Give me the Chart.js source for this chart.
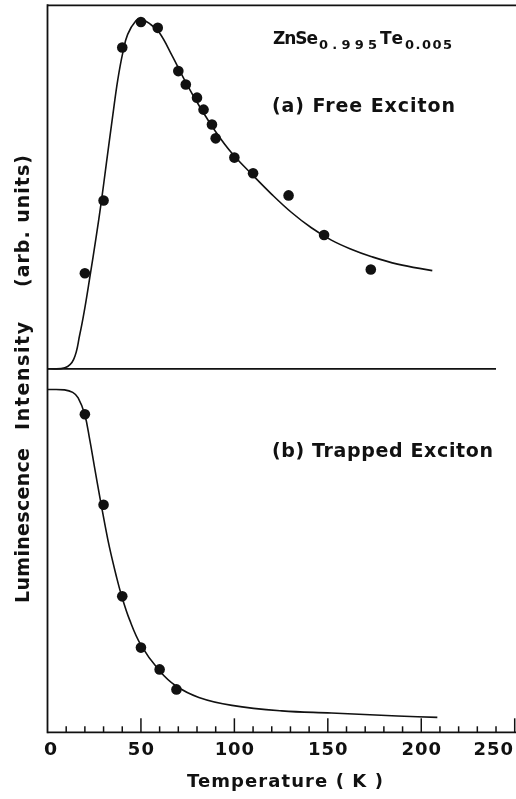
<!DOCTYPE html>
<html><head><meta charset="utf-8">
<script src="https://cdn.jsdelivr.net/npm/chart.js@4.4.0/dist/chart.umd.min.js"></script>
<style>
html,body{margin:0;padding:0;background:#fff;overflow:hidden;width:516px;height:799px}
#wrap{width:520px;height:799px}
</style></head>
<body><div id="wrap"><canvas id="c" width="520" height="799"></canvas></div>
<script>
// ---- data ----
const freeT = [20, 30, 40, 50, 59, 70, 74, 80, 83.5, 88, 90, 100, 110, 129, 148, 173];
const freeI = [26.3, 46.3, 88.4, 95.4, 93.8, 81.9, 78.2, 74.6, 71.3, 67.2, 63.4, 58.1, 53.8, 47.7, 36.8, 27.3];
const freeFitT = [0, 9.3, 14, 17.3, 19.9, 22.6, 26.1, 28.8, 31.5, 35.0, 37.6, 40.3, 42.9, 47.4, 50, 54.5, 59.8, 66.8, 74, 81, 89.9, 98.7, 109.4, 120, 130.6, 141.2, 151.9, 162.5, 173.1, 187.3, 205.9];
const freeFitI = [0, 0.3, 2.6, 9.5, 16.5, 25.0, 36.5, 46.0, 56.5, 70.0, 79.5, 87.0, 92.0, 95.8, 96.2, 95.0, 92.5, 86.0, 78.8, 72.5, 65.3, 59.3, 53.5, 48.0, 43.0, 38.8, 35.4, 32.9, 30.9, 28.8, 27.0];
const trapT = [20, 30, 40, 50, 60, 69];
const trapI = [87.5, 62.6, 37.4, 23.3, 17.3, 11.8];
const trapFitT = [0, 9.1, 13.5, 16.4, 19.9, 22.6, 25.2, 27.9, 30.6, 33.2, 36.8, 39.4, 43.9, 50, 59.8, 68.6, 81, 98.7, 125.3, 151.9, 169.6, 187.3, 208.6];
const trapFitI = [94.3, 94.2, 93.5, 92.0, 87.5, 80.5, 72.8, 65.0, 57.5, 50.8, 43.0, 38.0, 31.0, 24.0, 17.0, 12.8, 9.6, 7.4, 5.9, 5.3, 4.9, 4.5, 4.1];
const xMajorTicks = [0, 50, 100, 150, 200, 250];
const xTickLabels = ['0', '50', '100', '150', '200', '250'];
const xMinorTicks = [10, 20, 30, 40, 60, 70, 80, 90, 110, 120, 130, 140, 160, 170, 180, 190, 210, 220, 230, 240];
const xTitle = 'Temperature ( K )';
const yTitleParts = ['Luminescence', 'Intensity', '(arb. units)'];
const labelA = '(a) Free Exciton';
const labelB = '(b) Trapped Exciton';
const formulaParts = ['ZnSe', '0.995', 'Te', '0.005'];

const pts = (xs, ys) => xs.map((x, i) => ({x: x, y: ys[i]}));
const FONT = '"DejaVu Sans", "Liberation Sans", sans-serif';

function fitText(ctx, text, x, y, width, align) {
  ctx.save();
  ctx.textAlign = 'left';
  const hasLS = ('letterSpacing' in ctx);
  if (hasLS) ctx.letterSpacing = '0px';
  const w0 = ctx.measureText(text).width;
  let start;
  if (align === 'center') start = x - width / 2;
  else if (align === 'right') start = x - width;
  else start = x;
  if (hasLS && text.length > 1) {
    const ls = (width - w0) / (text.length - 1);
    ctx.letterSpacing = ls.toFixed(2) + 'px';
    ctx.fillText(text, start, y);
  } else {
    ctx.translate(start, y);
    ctx.scale(width / w0, 1);
    ctx.fillText(text, 0, 0);
  }
  ctx.restore();
}

const framePlugin = {
  id: 'frame',
  afterDatasetsDraw(chart) {
    const ctx = chart.ctx;
    const a = chart.chartArea;
    const xs = chart.scales.x;
    const yt = chart.scales.yTop;
    ctx.save();
    ctx.strokeStyle = '#111';
    ctx.fillStyle = '#111';
    ctx.lineWidth = 1.8;
    ctx.lineCap = 'butt';
    ctx.beginPath(); ctx.moveTo(a.left, a.top - 1); ctx.lineTo(a.left, a.bottom + 1); ctx.stroke();
    ctx.beginPath(); ctx.moveTo(a.left, a.top); ctx.lineTo(chart.width, a.top); ctx.stroke();
    const ym = yt.getPixelForValue(0);
    ctx.beginPath(); ctx.moveTo(a.left, ym); ctx.lineTo(xs.getPixelForValue(240), ym); ctx.stroke();
    ctx.beginPath(); ctx.moveTo(a.left, a.bottom); ctx.lineTo(chart.width, a.bottom); ctx.stroke();
    ctx.lineWidth = 1.5;
    xMinorTicks.forEach(v => {
      const px = xs.getPixelForValue(v);
      ctx.beginPath(); ctx.moveTo(px, a.bottom); ctx.lineTo(px, a.bottom - 6); ctx.stroke();
    });
    xMajorTicks.forEach(v => {
      if (v === 0) return;
      const px = xs.getPixelForValue(v);
      ctx.beginPath(); ctx.moveTo(px, a.bottom); ctx.lineTo(px, a.bottom - 14); ctx.stroke();
    });
    ctx.font = 'bold 18px ' + FONT;
    ctx.textBaseline = 'alphabetic';
    xMajorTicks.forEach((v, i) => {
      let px = xs.getPixelForValue(v) + (v === 0 ? 3 : 0);
      const t = xTickLabels[i];
      const w = ctx.measureText(t).width * 1.05;
      if (px + w / 2 > 513) px = 513 - w / 2;
      fitText(ctx, t, px, a.bottom + 23, w, 'center');
    });
    ctx.font = 'bold 18px ' + FONT;
    fitText(ctx, xTitle, 285, 787, 196, 'center');
    ctx.save();
    ctx.translate(29, 0);
    ctx.rotate(-Math.PI / 2);
    ctx.font = 'bold 19px ' + FONT;
    const yCenters = [525.5, 376, 221];
    const yWidths = [155, 108, 132];
    yTitleParts.forEach((t, i) => fitText(ctx, t, -yCenters[i], 0, yWidths[i], 'center'));
    ctx.restore();
    ctx.font = 'bold 19px ' + FONT;
    fitText(ctx, labelA, 272, 112, 183, 'left');
    fitText(ctx, labelB, 272, 457, 221, 'left');
    ctx.font = 'bold 17px ' + FONT;
    fitText(ctx, formulaParts[0], 273, 44, 45, 'left');
    fitText(ctx, formulaParts[2], 380, 44, 23, 'left');
    ctx.font = 'bold 13px ' + FONT;
    fitText(ctx, formulaParts[1], 319, 48.5, 58, 'left');
    fitText(ctx, formulaParts[3], 405, 48.5, 47, 'left');
    ctx.restore();
  }
};

new Chart(document.getElementById('c'), {
  type: 'scatter',
  data: {
    datasets: [
      {data: pts(freeFitT, freeFitI), yAxisID: 'yTop', showLine: true, borderColor: '#111', borderWidth: 1.6, pointRadius: 0, tension: 0.4, fill: false},
      {data: pts(freeT, freeI), yAxisID: 'yTop', showLine: false, pointRadius: 5.3, backgroundColor: '#111', borderWidth: 0},
      {data: pts(trapFitT, trapFitI), yAxisID: 'yBot', showLine: true, borderColor: '#111', borderWidth: 1.6, pointRadius: 0, tension: 0.4, fill: false},
      {data: pts(trapT, trapI), yAxisID: 'yBot', showLine: false, pointRadius: 5.3, backgroundColor: '#111', borderWidth: 0}
    ]
  },
  options: {
    responsive: false,
    animation: false,
    layout: {padding: {left: 47.5, right: 2, top: 3.3, bottom: 66.7}},
    plugins: {legend: {display: false}, tooltip: {enabled: false}},
    scales: {
      x: {type: 'linear', min: 0, max: 250, display: false},
      yTop: {type: 'linear', min: -100, max: 100, display: false},
      yBot: {type: 'linear', min: 0, max: 200, display: false}
    }
  },
  plugins: [framePlugin]
});
</script>
</body></html>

What is expected:
Without including any pictures, reproduce the listing exactly.

Response for this exercise:
Give me the Chart.js source for this chart.
<!DOCTYPE html>
<html><head><meta charset="utf-8">
<script src="https://cdn.jsdelivr.net/npm/chart.js@4.4.0/dist/chart.umd.min.js"></script>
<style>
html,body{margin:0;padding:0;background:#fff;overflow:hidden;width:516px;height:799px}
#wrap{width:520px;height:799px}
</style></head>
<body><div id="wrap"><canvas id="c" width="520" height="799"></canvas></div>
<script>
// ---- data ----
const freeT = [20, 30, 40, 50, 59, 70, 74, 80, 83.5, 88, 90, 100, 110, 129, 148, 173];
const freeI = [26.3, 46.3, 88.4, 95.4, 93.8, 81.9, 78.2, 74.6, 71.3, 67.2, 63.4, 58.1, 53.8, 47.7, 36.8, 27.3];
const freeFitT = [0, 9.3, 14, 17.3, 19.9, 22.6, 26.1, 28.8, 31.5, 35.0, 37.6, 40.3, 42.9, 47.4, 50, 54.5, 59.8, 66.8, 74, 81, 89.9, 98.7, 109.4, 120, 130.6, 141.2, 151.9, 162.5, 173.1, 187.3, 205.9];
const freeFitI = [0, 0.3, 2.6, 9.5, 16.5, 25.0, 36.5, 46.0, 56.5, 70.0, 79.5, 87.0, 92.0, 95.8, 96.2, 95.0, 92.5, 86.0, 78.8, 72.5, 65.3, 59.3, 53.5, 48.0, 43.0, 38.8, 35.4, 32.9, 30.9, 28.8, 27.0];
const trapT = [20, 30, 40, 50, 60, 69];
const trapI = [87.5, 62.6, 37.4, 23.3, 17.3, 11.8];
const trapFitT = [0, 9.1, 13.5, 16.4, 19.9, 22.6, 25.2, 27.9, 30.6, 33.2, 36.8, 39.4, 43.9, 50, 59.8, 68.6, 81, 98.7, 125.3, 151.9, 169.6, 187.3, 208.6];
const trapFitI = [94.3, 94.2, 93.5, 92.0, 87.5, 80.5, 72.8, 65.0, 57.5, 50.8, 43.0, 38.0, 31.0, 24.0, 17.0, 12.8, 9.6, 7.4, 5.9, 5.3, 4.9, 4.5, 4.1];
const xMajorTicks = [0, 50, 100, 150, 200, 250];
const xTickLabels = ['0', '50', '100', '150', '200', '250'];
const xMinorTicks = [10, 20, 30, 40, 60, 70, 80, 90, 110, 120, 130, 140, 160, 170, 180, 190, 210, 220, 230, 240];
const xTitle = 'Temperature ( K )';
const yTitleParts = ['Luminescence', 'Intensity', '(arb. units)'];
const labelA = '(a) Free Exciton';
const labelB = '(b) Trapped Exciton';
const formulaParts = ['ZnSe', '0.995', 'Te', '0.005'];

const pts = (xs, ys) => xs.map((x, i) => ({x: x, y: ys[i]}));
const FONT = '"DejaVu Sans", "Liberation Sans", sans-serif';

function fitText(ctx, text, x, y, width, align) {
  ctx.save();
  ctx.textAlign = 'left';
  const hasLS = ('letterSpacing' in ctx);
  if (hasLS) ctx.letterSpacing = '0px';
  const w0 = ctx.measureText(text).width;
  let start;
  if (align === 'center') start = x - width / 2;
  else if (align === 'right') start = x - width;
  else start = x;
  if (hasLS && text.length > 1) {
    const ls = (width - w0) / (text.length - 1);
    ctx.letterSpacing = ls.toFixed(2) + 'px';
    ctx.fillText(text, start, y);
  } else {
    ctx.translate(start, y);
    ctx.scale(width / w0, 1);
    ctx.fillText(text, 0, 0);
  }
  ctx.restore();
}

const framePlugin = {
  id: 'frame',
  afterDatasetsDraw(chart) {
    const ctx = chart.ctx;
    const a = chart.chartArea;
    const xs = chart.scales.x;
    const yt = chart.scales.yTop;
    ctx.save();
    ctx.strokeStyle = '#111';
    ctx.fillStyle = '#111';
    ctx.lineWidth = 1.8;
    ctx.lineCap = 'butt';
    ctx.beginPath(); ctx.moveTo(a.left, a.top - 1); ctx.lineTo(a.left, a.bottom + 1); ctx.stroke();
    ctx.beginPath(); ctx.moveTo(a.left, a.top); ctx.lineTo(chart.width, a.top); ctx.stroke();
    const ym = yt.getPixelForValue(0);
    ctx.beginPath(); ctx.moveTo(a.left, ym); ctx.lineTo(xs.getPixelForValue(240), ym); ctx.stroke();
    ctx.beginPath(); ctx.moveTo(a.left, a.bottom); ctx.lineTo(chart.width, a.bottom); ctx.stroke();
    ctx.lineWidth = 1.5;
    xMinorTicks.forEach(v => {
      const px = xs.getPixelForValue(v);
      ctx.beginPath(); ctx.moveTo(px, a.bottom); ctx.lineTo(px, a.bottom - 6); ctx.stroke();
    });
    xMajorTicks.forEach(v => {
      if (v === 0) return;
      const px = xs.getPixelForValue(v);
      ctx.beginPath(); ctx.moveTo(px, a.bottom); ctx.lineTo(px, a.bottom - 14); ctx.stroke();
    });
    ctx.font = 'bold 18px ' + FONT;
    ctx.textBaseline = 'alphabetic';
    xMajorTicks.forEach((v, i) => {
      let px = xs.getPixelForValue(v) + (v === 0 ? 3 : 0);
      const t = xTickLabels[i];
      const w = ctx.measureText(t).width * 1.05;
      if (px + w / 2 > 513) px = 513 - w / 2;
      fitText(ctx, t, px, a.bottom + 23, w, 'center');
    });
    ctx.font = 'bold 18px ' + FONT;
    fitText(ctx, xTitle, 285, 787, 196, 'center');
    ctx.save();
    ctx.translate(29, 0);
    ctx.rotate(-Math.PI / 2);
    ctx.font = 'bold 19px ' + FONT;
    const yCenters = [525.5, 376, 221];
    const yWidths = [155, 108, 132];
    yTitleParts.forEach((t, i) => fitText(ctx, t, -yCenters[i], 0, yWidths[i], 'center'));
    ctx.restore();
    ctx.font = 'bold 19px ' + FONT;
    fitText(ctx, labelA, 272, 112, 183, 'left');
    fitText(ctx, labelB, 272, 457, 221, 'left');
    ctx.font = 'bold 17px ' + FONT;
    fitText(ctx, formulaParts[0], 273, 44, 45, 'left');
    fitText(ctx, formulaParts[2], 380, 44, 23, 'left');
    ctx.font = 'bold 13px ' + FONT;
    fitText(ctx, formulaParts[1], 319, 48.5, 58, 'left');
    fitText(ctx, formulaParts[3], 405, 48.5, 47, 'left');
    ctx.restore();
  }
};

new Chart(document.getElementById('c'), {
  type: 'scatter',
  data: {
    datasets: [
      {data: pts(freeFitT, freeFitI), yAxisID: 'yTop', showLine: true, borderColor: '#111', borderWidth: 1.6, pointRadius: 0, tension: 0.4, fill: false},
      {data: pts(freeT, freeI), yAxisID: 'yTop', showLine: false, pointRadius: 5.3, backgroundColor: '#111', borderWidth: 0},
      {data: pts(trapFitT, trapFitI), yAxisID: 'yBot', showLine: true, borderColor: '#111', borderWidth: 1.6, pointRadius: 0, tension: 0.4, fill: false},
      {data: pts(trapT, trapI), yAxisID: 'yBot', showLine: false, pointRadius: 5.3, backgroundColor: '#111', borderWidth: 0}
    ]
  },
  options: {
    responsive: false,
    animation: false,
    layout: {padding: {left: 47.5, right: 2, top: 3.3, bottom: 66.7}},
    plugins: {legend: {display: false}, tooltip: {enabled: false}},
    scales: {
      x: {type: 'linear', min: 0, max: 250, display: false},
      yTop: {type: 'linear', min: -100, max: 100, display: false},
      yBot: {type: 'linear', min: 0, max: 200, display: false}
    }
  },
  plugins: [framePlugin]
});
</script>
</body></html>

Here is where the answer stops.